What this task involves:
How many lines in these records hold the string "draw"? State only that number.

* * * * * * * * *

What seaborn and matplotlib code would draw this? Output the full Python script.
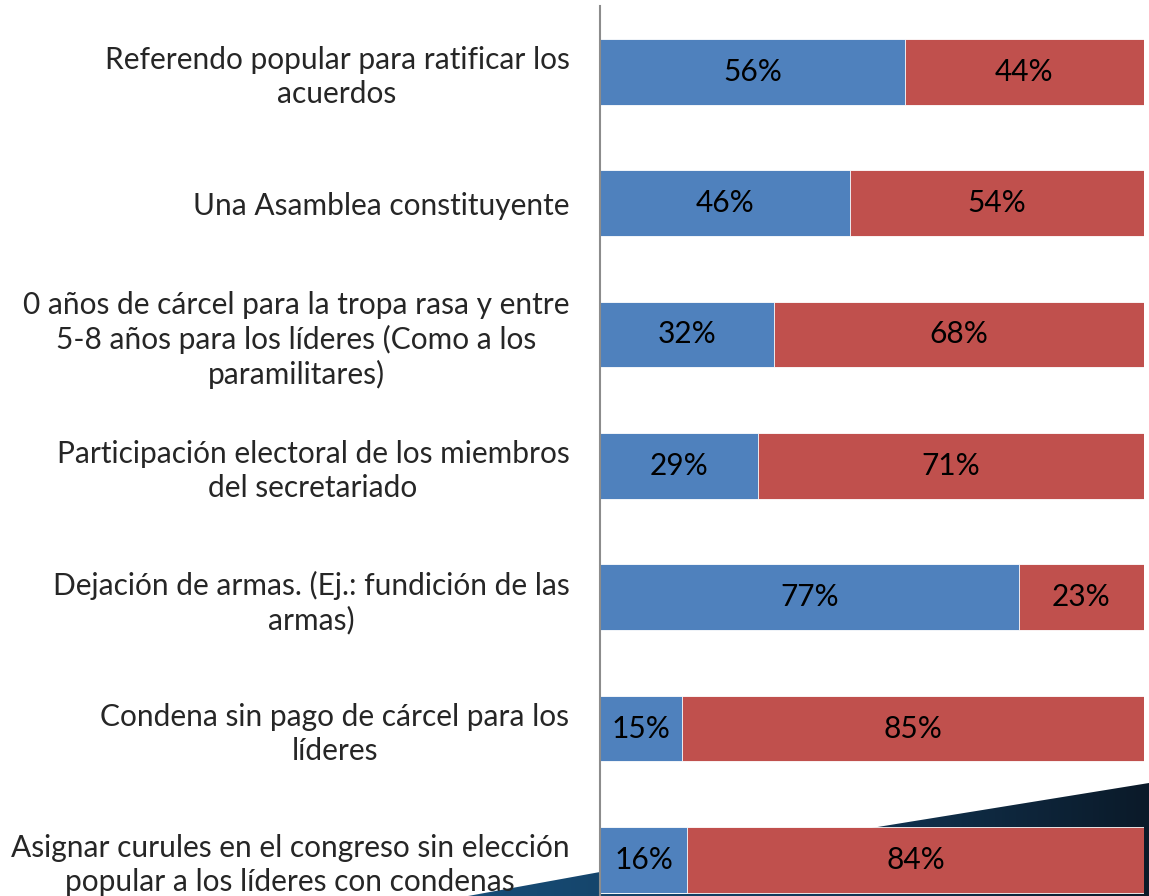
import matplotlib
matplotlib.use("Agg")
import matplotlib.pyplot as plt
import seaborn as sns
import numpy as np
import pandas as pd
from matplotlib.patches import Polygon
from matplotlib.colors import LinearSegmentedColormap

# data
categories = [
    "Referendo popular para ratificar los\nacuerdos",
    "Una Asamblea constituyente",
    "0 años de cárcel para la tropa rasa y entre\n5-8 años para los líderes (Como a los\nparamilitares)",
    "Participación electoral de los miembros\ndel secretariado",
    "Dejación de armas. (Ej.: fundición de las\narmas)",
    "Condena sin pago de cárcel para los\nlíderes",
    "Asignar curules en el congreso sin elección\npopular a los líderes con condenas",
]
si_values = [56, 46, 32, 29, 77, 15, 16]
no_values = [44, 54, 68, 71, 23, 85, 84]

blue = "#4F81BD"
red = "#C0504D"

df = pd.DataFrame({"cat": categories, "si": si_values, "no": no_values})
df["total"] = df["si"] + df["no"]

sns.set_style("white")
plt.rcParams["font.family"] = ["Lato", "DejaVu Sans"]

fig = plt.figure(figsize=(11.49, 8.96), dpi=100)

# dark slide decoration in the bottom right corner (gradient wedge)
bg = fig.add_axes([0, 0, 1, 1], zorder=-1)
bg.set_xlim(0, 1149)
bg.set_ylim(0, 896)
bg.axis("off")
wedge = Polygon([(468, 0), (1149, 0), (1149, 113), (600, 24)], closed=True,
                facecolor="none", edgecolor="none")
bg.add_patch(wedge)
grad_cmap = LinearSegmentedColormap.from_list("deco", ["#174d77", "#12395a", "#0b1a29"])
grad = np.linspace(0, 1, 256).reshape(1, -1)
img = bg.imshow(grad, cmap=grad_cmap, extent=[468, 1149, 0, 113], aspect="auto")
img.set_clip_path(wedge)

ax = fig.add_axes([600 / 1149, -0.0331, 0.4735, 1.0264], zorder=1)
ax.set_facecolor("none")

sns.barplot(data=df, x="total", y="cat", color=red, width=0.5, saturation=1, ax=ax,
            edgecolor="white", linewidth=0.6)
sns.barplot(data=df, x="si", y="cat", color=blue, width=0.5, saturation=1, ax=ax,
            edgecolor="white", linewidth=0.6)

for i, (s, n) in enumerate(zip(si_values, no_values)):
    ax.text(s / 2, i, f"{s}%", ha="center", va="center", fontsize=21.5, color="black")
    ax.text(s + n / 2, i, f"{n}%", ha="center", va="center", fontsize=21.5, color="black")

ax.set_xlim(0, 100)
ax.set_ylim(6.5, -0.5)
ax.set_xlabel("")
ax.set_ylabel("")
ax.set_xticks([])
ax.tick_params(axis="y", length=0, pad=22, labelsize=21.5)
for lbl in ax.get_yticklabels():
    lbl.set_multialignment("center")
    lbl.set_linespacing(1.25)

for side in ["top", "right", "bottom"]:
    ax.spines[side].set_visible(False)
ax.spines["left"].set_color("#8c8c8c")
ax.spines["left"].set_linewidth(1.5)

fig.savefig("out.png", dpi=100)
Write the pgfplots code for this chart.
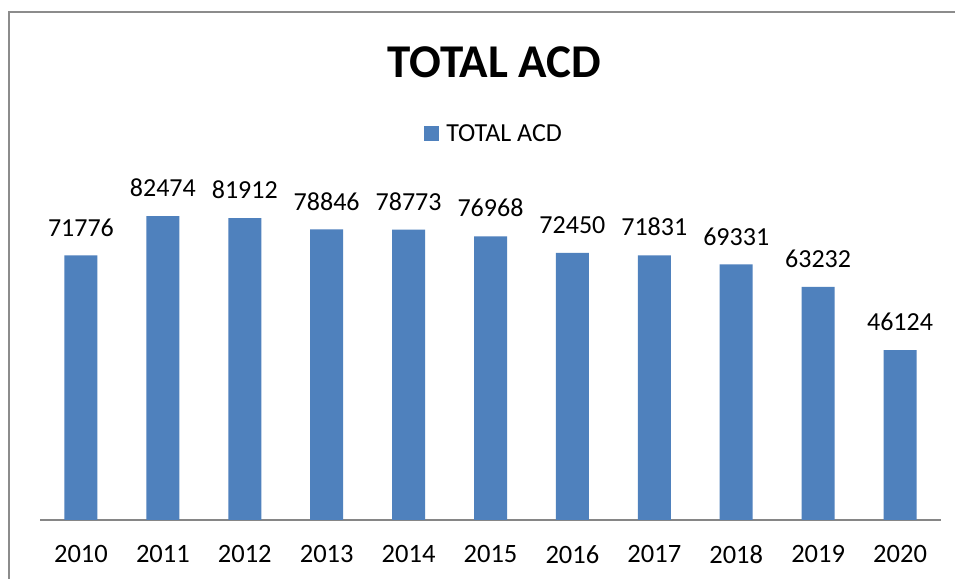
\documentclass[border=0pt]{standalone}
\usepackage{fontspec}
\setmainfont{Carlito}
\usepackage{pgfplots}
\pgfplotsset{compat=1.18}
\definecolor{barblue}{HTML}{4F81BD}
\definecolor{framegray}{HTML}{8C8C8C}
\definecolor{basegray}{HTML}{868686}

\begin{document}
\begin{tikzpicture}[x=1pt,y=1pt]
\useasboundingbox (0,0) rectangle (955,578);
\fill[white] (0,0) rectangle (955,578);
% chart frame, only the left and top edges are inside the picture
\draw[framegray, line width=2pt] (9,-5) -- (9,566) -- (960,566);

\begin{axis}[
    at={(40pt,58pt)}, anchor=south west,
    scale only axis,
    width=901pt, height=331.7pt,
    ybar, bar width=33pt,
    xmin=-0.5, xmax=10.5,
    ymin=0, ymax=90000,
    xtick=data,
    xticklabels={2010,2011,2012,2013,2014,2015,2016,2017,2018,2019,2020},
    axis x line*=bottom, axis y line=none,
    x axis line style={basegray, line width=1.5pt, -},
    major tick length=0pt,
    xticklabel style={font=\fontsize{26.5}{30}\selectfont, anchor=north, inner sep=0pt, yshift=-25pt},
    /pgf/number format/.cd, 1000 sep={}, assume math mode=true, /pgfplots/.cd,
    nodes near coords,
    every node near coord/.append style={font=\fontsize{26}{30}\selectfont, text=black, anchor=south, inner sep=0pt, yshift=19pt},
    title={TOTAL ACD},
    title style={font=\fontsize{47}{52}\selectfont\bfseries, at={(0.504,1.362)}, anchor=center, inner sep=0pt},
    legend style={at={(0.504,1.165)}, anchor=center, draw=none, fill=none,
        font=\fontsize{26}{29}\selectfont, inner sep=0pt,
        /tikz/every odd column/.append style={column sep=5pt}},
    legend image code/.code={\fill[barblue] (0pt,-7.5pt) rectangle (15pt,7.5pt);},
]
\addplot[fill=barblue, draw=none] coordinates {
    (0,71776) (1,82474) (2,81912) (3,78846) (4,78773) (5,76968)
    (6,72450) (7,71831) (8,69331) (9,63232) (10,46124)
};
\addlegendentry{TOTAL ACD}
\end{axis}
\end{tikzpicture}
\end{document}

* * * * * * * * *

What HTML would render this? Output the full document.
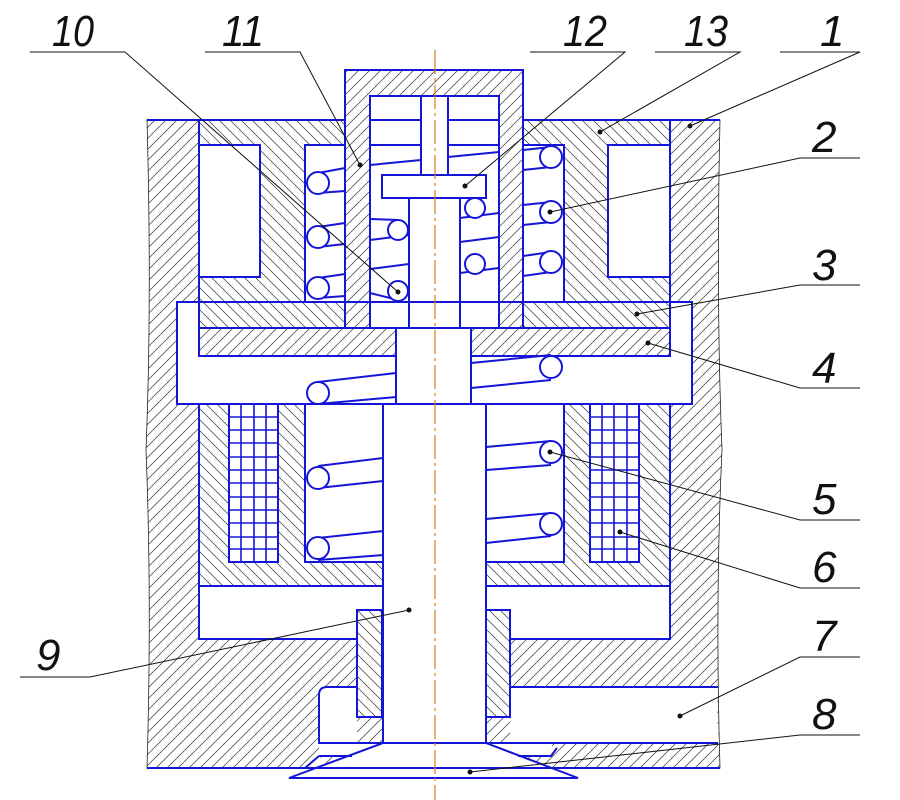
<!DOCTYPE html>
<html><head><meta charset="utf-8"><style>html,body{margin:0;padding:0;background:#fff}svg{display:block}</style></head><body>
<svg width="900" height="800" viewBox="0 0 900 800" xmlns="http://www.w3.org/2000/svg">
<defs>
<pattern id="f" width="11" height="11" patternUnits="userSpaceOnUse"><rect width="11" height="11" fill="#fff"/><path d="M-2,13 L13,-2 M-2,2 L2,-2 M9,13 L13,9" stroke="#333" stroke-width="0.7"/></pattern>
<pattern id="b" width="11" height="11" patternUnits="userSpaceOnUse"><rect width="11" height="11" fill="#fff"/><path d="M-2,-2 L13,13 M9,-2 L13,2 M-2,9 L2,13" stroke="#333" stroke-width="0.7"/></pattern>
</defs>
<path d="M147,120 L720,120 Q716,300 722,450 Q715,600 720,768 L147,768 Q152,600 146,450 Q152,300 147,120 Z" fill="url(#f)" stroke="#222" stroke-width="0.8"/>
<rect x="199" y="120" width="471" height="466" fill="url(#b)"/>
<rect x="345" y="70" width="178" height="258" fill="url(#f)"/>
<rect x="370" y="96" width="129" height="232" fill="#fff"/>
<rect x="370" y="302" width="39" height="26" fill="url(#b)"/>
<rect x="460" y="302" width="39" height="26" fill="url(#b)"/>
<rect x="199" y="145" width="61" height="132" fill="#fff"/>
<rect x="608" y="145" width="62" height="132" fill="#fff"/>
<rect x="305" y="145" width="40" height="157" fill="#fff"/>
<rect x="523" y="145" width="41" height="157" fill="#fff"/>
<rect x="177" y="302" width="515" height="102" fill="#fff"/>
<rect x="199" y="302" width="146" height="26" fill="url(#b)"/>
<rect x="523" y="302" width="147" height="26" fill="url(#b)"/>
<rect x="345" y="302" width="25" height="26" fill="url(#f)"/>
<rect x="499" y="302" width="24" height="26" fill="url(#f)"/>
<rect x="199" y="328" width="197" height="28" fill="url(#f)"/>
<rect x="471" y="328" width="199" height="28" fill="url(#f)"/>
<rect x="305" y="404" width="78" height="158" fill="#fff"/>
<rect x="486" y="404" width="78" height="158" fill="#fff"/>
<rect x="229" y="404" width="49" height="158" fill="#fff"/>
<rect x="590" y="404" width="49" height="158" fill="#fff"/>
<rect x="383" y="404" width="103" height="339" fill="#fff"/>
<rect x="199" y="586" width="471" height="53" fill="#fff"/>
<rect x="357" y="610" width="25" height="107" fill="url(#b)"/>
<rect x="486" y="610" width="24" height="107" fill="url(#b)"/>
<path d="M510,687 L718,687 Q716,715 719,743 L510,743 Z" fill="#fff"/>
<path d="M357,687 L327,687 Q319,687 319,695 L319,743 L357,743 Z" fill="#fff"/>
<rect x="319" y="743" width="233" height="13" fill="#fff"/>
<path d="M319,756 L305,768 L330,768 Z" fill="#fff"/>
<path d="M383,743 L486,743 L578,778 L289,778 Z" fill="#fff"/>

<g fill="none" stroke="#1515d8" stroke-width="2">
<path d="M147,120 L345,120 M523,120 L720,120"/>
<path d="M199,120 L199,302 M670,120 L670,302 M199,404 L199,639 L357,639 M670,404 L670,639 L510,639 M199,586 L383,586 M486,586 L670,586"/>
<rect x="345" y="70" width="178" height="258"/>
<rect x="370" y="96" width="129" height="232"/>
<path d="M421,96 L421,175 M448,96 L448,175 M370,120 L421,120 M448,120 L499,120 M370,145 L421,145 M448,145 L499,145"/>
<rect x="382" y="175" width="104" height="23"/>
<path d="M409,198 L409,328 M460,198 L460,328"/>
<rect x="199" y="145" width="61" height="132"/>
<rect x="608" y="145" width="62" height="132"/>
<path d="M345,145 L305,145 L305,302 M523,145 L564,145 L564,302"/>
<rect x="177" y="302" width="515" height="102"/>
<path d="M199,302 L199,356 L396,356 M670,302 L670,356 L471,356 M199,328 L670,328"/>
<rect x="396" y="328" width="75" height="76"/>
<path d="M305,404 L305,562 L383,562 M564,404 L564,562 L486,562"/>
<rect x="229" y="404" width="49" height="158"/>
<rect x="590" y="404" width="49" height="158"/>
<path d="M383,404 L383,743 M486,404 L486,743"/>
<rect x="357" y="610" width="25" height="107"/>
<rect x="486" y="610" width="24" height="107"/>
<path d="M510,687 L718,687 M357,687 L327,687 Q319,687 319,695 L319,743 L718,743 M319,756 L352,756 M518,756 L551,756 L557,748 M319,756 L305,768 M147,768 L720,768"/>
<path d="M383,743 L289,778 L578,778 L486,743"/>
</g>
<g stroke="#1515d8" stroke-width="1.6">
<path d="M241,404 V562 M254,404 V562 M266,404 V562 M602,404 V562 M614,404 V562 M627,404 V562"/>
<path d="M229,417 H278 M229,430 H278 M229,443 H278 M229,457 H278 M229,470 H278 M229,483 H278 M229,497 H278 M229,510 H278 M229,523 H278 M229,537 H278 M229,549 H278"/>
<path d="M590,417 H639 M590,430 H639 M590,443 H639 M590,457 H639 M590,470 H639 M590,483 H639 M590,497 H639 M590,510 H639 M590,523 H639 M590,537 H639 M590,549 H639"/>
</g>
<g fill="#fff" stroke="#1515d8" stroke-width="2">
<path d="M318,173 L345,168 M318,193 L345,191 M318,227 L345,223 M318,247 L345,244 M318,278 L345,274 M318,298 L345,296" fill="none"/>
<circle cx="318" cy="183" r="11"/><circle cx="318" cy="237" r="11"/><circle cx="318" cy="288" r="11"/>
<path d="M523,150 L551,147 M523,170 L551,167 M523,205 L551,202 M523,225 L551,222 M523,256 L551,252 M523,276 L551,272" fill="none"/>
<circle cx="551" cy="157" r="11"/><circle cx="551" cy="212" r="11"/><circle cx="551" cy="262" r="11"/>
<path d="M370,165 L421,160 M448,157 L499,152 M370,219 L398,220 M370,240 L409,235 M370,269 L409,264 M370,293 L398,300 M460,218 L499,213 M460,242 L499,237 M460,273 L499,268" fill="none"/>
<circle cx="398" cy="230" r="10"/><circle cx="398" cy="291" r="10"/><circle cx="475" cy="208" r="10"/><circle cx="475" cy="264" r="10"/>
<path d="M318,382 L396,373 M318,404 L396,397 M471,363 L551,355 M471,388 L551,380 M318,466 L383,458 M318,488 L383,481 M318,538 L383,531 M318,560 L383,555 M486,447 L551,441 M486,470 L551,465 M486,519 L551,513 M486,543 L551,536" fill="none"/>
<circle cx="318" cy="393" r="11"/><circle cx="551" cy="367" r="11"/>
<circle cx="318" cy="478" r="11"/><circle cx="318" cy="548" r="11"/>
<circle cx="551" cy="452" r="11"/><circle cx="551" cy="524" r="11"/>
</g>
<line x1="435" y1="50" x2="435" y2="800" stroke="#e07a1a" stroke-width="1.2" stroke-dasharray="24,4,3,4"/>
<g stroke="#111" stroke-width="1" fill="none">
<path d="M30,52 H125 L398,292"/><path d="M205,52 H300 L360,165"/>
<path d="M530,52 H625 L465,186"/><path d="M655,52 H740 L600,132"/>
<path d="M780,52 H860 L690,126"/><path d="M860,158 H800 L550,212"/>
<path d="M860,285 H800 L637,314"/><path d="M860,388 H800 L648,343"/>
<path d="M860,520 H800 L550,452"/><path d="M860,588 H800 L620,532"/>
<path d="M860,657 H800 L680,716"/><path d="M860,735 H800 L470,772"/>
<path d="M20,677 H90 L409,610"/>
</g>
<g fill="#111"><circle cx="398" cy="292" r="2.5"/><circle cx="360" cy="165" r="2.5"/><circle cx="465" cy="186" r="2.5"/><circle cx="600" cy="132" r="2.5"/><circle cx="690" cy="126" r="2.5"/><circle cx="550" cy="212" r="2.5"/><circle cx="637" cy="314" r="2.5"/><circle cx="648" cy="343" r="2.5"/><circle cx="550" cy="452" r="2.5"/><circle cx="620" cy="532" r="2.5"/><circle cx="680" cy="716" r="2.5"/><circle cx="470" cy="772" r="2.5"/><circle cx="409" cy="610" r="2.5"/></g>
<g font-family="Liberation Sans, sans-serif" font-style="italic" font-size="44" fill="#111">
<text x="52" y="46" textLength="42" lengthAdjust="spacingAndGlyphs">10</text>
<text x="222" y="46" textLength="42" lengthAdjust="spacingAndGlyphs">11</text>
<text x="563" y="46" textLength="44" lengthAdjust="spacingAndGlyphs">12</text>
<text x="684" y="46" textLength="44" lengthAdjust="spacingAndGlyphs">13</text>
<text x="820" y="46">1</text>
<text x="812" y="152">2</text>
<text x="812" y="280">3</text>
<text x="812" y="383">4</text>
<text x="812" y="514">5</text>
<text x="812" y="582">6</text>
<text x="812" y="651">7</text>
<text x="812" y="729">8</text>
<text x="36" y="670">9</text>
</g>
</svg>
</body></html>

* * * * * * * * *

Written reply:
4